{mosads} “It will eliminate thousands of jobs, will halt a large number of rail projects across the country and we are way behind every other nation, industrial nations anyway, and hurt local and station economies,” said Slaughter, who is a co-chairwoman of the Congressional Bicameral High-Speed & Intercity Passenger Rail Caucus formed earlier this year.
“This is the latest in the majority’s agenda that can best be described as penny-wise and pound-foolish,” she continued. “The high speed and intercity passenger rail program is critical to our country’s competitiveness. It puts Americans back to work, it revitalizes our construction and manufacturing sectors, boosts the domestic economy and helps in U.S. dependence on foreign oil.”
Other Democrats, including Reps. Jerry Nadler (N.Y.), Carolyn Maloney (N.Y.) and Laura Richardson (Calif.), joined Slaughter in her opposition to the proposed cuts to high-speed rail funding.
Republicans countered that the money should be used for relief efforts for Midwestern floods that ravaged the area earlier this year.
“We’re talking about more than one-third of the entire watershed of the United States of America,” Rep. Jo Ann Emerson (R-Mo.) said. “Farmers, people who work for the farmers, hardware stores and implement dealers who have been devastated by flooding. We’re talking about billions of dollars of lost economic activity.”
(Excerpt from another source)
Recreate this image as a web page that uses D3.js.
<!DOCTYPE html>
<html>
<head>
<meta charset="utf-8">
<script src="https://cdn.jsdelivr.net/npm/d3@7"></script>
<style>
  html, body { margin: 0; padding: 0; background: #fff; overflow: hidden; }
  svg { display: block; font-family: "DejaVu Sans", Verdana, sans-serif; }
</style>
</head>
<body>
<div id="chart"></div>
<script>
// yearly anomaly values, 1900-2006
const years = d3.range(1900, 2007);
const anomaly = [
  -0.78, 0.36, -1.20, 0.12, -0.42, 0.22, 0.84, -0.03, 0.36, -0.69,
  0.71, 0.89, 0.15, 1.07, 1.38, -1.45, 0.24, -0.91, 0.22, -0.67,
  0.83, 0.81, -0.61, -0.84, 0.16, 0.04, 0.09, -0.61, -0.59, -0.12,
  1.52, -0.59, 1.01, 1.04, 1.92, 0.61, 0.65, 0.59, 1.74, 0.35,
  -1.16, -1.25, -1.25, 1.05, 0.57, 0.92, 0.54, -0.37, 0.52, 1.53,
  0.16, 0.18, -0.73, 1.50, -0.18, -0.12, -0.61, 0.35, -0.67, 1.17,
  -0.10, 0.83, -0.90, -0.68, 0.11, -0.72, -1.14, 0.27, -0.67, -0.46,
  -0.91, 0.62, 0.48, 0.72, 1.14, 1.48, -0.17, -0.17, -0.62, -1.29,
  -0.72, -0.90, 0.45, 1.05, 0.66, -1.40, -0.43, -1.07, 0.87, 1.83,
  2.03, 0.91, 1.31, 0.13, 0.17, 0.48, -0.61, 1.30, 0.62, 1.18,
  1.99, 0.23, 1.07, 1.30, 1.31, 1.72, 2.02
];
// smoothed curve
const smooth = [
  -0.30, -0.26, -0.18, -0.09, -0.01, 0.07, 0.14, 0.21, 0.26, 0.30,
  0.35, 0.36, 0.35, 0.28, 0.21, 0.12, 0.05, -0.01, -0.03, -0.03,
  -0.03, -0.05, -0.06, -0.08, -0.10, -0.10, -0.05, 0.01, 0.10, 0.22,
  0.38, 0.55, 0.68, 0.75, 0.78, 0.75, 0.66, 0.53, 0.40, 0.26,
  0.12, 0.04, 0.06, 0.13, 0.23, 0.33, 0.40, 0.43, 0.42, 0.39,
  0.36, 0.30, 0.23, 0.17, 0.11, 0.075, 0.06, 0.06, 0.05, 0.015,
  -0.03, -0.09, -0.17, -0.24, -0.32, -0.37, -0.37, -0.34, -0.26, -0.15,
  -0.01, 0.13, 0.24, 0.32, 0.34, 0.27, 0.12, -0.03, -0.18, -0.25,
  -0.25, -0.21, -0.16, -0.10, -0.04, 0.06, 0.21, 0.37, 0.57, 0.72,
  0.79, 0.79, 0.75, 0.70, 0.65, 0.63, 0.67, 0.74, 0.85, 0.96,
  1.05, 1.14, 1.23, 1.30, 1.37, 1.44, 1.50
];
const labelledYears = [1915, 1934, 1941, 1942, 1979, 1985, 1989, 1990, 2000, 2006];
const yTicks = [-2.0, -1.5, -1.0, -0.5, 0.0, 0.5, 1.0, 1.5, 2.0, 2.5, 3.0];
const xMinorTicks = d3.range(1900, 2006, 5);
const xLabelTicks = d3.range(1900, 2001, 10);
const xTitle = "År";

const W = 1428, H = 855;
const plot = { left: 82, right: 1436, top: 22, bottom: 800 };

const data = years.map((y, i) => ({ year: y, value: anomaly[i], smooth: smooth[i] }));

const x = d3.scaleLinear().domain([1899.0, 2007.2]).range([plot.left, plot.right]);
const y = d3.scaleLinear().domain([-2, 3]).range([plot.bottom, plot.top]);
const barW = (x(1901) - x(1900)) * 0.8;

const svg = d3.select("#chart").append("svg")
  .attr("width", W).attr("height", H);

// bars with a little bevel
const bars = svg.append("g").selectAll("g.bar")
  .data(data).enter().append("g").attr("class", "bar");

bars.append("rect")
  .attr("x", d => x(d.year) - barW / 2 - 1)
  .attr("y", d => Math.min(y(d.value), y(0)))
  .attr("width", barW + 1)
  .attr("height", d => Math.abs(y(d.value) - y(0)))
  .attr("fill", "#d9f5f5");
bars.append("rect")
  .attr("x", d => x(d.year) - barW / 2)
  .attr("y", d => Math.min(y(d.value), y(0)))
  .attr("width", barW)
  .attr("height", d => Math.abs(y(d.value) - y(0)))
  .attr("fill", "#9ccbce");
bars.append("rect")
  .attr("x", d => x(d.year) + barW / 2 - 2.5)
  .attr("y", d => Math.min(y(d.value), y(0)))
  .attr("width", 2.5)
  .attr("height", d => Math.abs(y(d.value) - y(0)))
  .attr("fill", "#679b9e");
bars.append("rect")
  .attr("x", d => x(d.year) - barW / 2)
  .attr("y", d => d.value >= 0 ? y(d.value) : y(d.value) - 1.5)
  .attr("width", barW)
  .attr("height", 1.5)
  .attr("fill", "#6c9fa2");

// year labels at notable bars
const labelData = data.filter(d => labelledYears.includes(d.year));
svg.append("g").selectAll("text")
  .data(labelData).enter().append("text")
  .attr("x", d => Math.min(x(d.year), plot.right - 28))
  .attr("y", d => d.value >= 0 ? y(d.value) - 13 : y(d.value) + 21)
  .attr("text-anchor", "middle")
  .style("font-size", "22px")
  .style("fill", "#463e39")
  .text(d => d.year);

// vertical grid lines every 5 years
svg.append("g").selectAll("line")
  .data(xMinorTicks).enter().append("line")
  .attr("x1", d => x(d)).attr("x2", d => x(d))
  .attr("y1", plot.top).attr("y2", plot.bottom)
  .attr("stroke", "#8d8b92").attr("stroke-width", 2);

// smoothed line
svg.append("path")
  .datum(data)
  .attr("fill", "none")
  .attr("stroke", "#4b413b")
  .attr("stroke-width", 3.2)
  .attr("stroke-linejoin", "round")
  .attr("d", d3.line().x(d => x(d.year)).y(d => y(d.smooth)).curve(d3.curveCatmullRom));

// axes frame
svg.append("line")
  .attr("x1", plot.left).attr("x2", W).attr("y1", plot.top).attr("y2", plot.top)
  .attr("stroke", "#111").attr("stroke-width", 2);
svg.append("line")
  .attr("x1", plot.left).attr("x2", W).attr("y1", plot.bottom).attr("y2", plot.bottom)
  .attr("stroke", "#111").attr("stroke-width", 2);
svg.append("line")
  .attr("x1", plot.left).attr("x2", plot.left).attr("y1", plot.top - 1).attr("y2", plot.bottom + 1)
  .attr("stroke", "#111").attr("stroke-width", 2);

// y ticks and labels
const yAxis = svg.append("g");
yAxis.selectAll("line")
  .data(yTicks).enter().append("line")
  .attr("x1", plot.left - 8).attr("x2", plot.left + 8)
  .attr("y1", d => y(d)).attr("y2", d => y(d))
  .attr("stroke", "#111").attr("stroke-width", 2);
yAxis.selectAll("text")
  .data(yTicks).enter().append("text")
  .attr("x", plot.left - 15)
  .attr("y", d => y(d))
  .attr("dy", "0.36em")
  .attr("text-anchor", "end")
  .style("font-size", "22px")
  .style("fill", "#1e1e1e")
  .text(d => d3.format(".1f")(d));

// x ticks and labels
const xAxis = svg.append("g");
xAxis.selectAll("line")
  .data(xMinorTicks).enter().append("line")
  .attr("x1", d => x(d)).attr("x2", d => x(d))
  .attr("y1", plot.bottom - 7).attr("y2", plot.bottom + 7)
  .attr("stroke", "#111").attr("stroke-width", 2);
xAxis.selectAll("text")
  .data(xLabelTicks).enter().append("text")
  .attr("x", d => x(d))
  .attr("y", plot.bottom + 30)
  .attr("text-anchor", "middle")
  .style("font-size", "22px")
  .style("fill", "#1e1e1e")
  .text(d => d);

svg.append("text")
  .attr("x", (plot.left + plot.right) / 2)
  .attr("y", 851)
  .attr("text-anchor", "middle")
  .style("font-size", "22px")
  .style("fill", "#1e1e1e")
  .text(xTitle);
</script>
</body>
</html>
Emerson said she had “great respects” for the Democrats’ arguments Thursday, “but at the end of the day, I think it’s critical that people’s lives and livelihoods must be protected.”
Slaughter argued that Congress should be able to do both.
“It is both unwise and infective to cut important funding for one project in order to pay for disaster relief,” she said. “We are a nation that should be able to both build for the future — in fact we must, and provide for our fellow citizens in need today.”
“The attempt to rescind this money is nothing but an opportunistic attempt to gain politically from a human tragedy,” Slaughter continued. “The flooding that has occurred in our nation’s heartland is being used as an excuse to eliminate an investment in our transportation network and our future. This is morally reprehensible and economically irresponsible.”